See 19.12.6 (page 250) in this book.

To Matt: The relation $(F^*\nabla)_X=0$ does not satisfy Leibniz relation. Meanwhile I found out the answer to my question (a friend clarified it for me).

It turns out that there is an isomorphism $\Gamma(P;\pi^*E)\simeq \Gamma(P;\mathbb{C})\otimes \Gamma(B;E)$ where the tensor product is over $\Gamma(B;\mathbb{C})$. It is obviously true when $E$ is a vector space. Now use Leibniz relation $\nabla_X(f\otimes s)=X(f)\otimes s+f\otimes\nabla_Xs$ to extend the connection from $\Gamma(B;E)$ to $\Gamma (P;\pi^*E)$. In the trivial case one gets indeed that $\nabla_X(f\otimes s)=X(f)\otimes s$.

• @Unknown: see my comment above. The equation you wrote down is only meaningful for pull-backs of sections $s$. If you multiply $F^*s$ by an arbitrary function $h$, it will no longer be the pull back of a section over $B$ if $h$ is not constant along $F^{-1}B$. In other words, you were trying to force Leibniz rule somewhere it has no business being. The given expression is, indeed, enough to specify the pull-back connection, but it is not so simple as plug-and-play. Dec 13, 2010 at 17:15
• Willie i didn't say it was easy:) In the background lurks the isomorphism $\Gamma(P;\pi^*E)\simeq \Gamma(P;\mathbb{C})\otimes \Gamma(B;E)$ which is by not obvious(at least not to me). But Leibniz relation does make sense and it does define the connection everywhere and it also explains the trivial connection on the trivial bundle. Dec 13, 2010 at 17:29
• Dear unknown: the isom. you're using is false in complex-analytic and algebraic cases (unsure in $C^\infty$-case, but seems silly to use a defn that only works there when there's a simple procedure applicable in all cases). Think more locally (it's good for you!): use local existence and global uniqueness to get global existence. What you propose with "global" tensors works locally with no hard work; then use uniqueness to globalize. Your comment to Matt is unclear since your original statement of the pullback-relation with global vector fields makes no sense ($dF(X)$ makes no sense on $B$). Dec 13, 2010 at 18:26
• Dear BCnrd, Thank you for your interesting comments but... 1) I was only interested in the differentiable case. I am not sure what you mean by a connection in the analytic or algebraic cases. (an analytic(algebraic) splitting of the tangent bundle?) so I am really satisfied with the isomorphism of smooth sections i was talking about. By the way, it's not mine. 2)I admit the comment to Matt lacked details, probably thinking that it was clear $X$ should be thought as a tangent vector and not a vector field (as I wrote); (retrospectively that was really not the main issue of the question); Dec 13, 2010 at 20:30
• Dear unknown: later in life you'll want to use complex manifolds or complex algebraic varieties. (Connections remain all about making vector fields act as "directional deriv." operators on sections of the bundle, as in diff'ble case.) Then no bump functions, so cannot work entirely so "globally" as above. That's why I outlined an alternative to exploit your preferred calculations on a local level, coupled with global uniqueness (which can be proved by local calculations!) to infer global existence. It really is easier that way (e.g., no non-obvious isoms needed). You'll appreciate it later. Dec 14, 2010 at 0:01

OP's example is not correct for a point already.

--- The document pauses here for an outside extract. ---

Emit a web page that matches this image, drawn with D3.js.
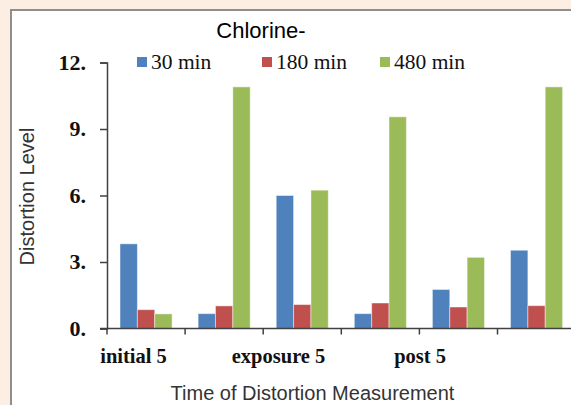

First thing, connection is a differential operator $$\nabla: \Gamma(E) \otimes TX \rightarrow \Gamma (E)$$ of first order with a symbol $$\partial$$.

This amounts to saying that it satisfies Leibniz rule in the following sense:

$$\nabla_{v} (f \gamma) = f\nabla_v(\gamma) + \partial_v (f) \gamma$$

For a point, there is no need to even check Leibniz rule, because $$TX = 0$$, so there is no place from where you could obtain an automorphism! Connection allows you to derive the sections along a vector field, and every vector field on a point is $$0$$.

Moreover, pullback of the connection (which is defined correctly by the formula in the post) is a trivial connection on a trivial bundle (and it is canonical, because all fibers are canonically identified).